In the records below, reproduce exactly the lines from the one containing "Output the Python" through the one containing "import pandas as pd", both included, and omit the pictures.
________________
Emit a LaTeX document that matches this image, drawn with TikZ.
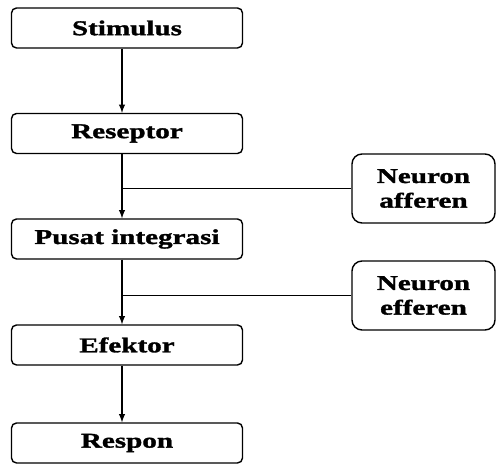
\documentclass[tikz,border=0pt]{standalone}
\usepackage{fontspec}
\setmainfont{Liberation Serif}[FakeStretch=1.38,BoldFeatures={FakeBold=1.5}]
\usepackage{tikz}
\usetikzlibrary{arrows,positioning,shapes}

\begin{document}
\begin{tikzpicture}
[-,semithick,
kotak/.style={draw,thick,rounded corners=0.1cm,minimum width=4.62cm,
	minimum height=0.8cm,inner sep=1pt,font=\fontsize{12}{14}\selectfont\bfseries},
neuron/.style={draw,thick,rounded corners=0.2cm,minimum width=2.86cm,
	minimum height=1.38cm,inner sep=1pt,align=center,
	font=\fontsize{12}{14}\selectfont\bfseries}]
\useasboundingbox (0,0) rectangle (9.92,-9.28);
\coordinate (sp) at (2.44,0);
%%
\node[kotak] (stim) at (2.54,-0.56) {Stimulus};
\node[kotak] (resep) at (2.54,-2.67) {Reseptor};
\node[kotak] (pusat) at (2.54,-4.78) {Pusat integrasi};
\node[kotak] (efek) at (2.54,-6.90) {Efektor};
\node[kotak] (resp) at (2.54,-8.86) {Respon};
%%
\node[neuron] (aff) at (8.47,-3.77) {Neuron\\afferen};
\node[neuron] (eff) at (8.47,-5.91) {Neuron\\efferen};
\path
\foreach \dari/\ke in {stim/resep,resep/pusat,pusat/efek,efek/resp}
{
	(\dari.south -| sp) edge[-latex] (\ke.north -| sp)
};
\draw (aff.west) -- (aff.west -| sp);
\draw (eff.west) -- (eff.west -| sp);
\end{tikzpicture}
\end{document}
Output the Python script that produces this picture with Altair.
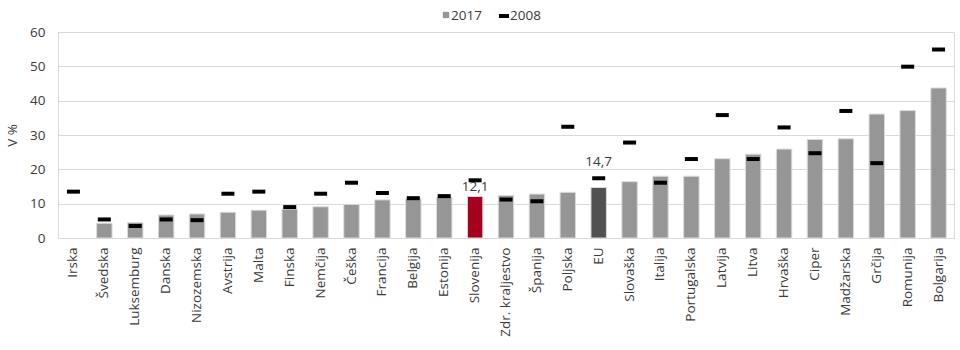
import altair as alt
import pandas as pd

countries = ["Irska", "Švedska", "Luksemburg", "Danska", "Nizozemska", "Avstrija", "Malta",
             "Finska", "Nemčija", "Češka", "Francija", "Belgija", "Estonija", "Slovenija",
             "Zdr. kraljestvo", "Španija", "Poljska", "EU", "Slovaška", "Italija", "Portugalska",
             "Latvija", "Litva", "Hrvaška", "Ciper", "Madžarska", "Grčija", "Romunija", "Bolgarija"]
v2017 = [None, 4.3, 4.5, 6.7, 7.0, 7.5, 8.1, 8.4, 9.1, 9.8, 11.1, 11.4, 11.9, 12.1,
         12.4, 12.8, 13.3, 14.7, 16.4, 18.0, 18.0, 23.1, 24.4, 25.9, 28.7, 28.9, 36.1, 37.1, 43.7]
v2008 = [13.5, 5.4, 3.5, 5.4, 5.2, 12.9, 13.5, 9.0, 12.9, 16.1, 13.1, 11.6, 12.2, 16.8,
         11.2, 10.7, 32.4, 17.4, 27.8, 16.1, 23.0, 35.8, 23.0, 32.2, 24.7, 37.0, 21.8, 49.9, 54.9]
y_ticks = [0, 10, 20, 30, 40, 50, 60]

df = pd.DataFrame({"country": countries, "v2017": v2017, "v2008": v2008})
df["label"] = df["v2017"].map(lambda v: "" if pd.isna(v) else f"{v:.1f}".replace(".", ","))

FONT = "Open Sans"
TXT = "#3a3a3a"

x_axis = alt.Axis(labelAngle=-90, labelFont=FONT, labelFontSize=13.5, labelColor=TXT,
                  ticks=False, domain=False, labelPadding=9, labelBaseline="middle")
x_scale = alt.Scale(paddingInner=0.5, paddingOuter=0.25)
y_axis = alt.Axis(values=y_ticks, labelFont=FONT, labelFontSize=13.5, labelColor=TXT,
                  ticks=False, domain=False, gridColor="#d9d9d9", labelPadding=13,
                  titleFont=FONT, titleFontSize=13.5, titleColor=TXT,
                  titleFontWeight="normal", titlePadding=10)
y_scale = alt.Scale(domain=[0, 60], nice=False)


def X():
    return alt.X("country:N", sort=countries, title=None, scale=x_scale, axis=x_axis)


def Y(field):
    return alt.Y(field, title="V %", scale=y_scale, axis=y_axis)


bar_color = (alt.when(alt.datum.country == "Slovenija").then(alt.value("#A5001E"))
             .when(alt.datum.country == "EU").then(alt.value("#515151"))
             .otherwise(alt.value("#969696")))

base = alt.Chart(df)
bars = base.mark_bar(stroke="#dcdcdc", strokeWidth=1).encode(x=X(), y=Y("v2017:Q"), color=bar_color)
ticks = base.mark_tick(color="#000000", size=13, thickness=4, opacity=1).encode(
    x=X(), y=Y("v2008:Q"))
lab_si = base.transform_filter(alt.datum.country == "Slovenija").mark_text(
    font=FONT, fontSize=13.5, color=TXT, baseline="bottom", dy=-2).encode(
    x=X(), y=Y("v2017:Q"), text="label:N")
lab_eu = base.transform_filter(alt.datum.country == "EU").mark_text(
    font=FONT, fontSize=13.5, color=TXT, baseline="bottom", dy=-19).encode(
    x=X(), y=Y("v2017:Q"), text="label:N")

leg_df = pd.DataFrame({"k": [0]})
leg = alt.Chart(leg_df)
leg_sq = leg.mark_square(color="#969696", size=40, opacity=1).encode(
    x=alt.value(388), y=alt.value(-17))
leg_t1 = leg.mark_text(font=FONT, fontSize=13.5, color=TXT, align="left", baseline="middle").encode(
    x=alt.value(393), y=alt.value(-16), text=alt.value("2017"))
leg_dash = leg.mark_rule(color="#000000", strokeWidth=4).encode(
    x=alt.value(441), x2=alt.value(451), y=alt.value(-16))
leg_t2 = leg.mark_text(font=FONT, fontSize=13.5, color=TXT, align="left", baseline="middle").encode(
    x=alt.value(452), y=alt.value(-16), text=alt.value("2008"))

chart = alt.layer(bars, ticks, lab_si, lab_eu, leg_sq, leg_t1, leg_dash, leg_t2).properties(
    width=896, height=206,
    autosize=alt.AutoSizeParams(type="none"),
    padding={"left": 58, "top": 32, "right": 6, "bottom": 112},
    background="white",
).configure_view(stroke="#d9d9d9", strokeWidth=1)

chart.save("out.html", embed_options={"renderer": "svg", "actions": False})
________________
Result of this task:
Output the Python script that produces this picture with Altair.
import altair as alt
import pandas as pd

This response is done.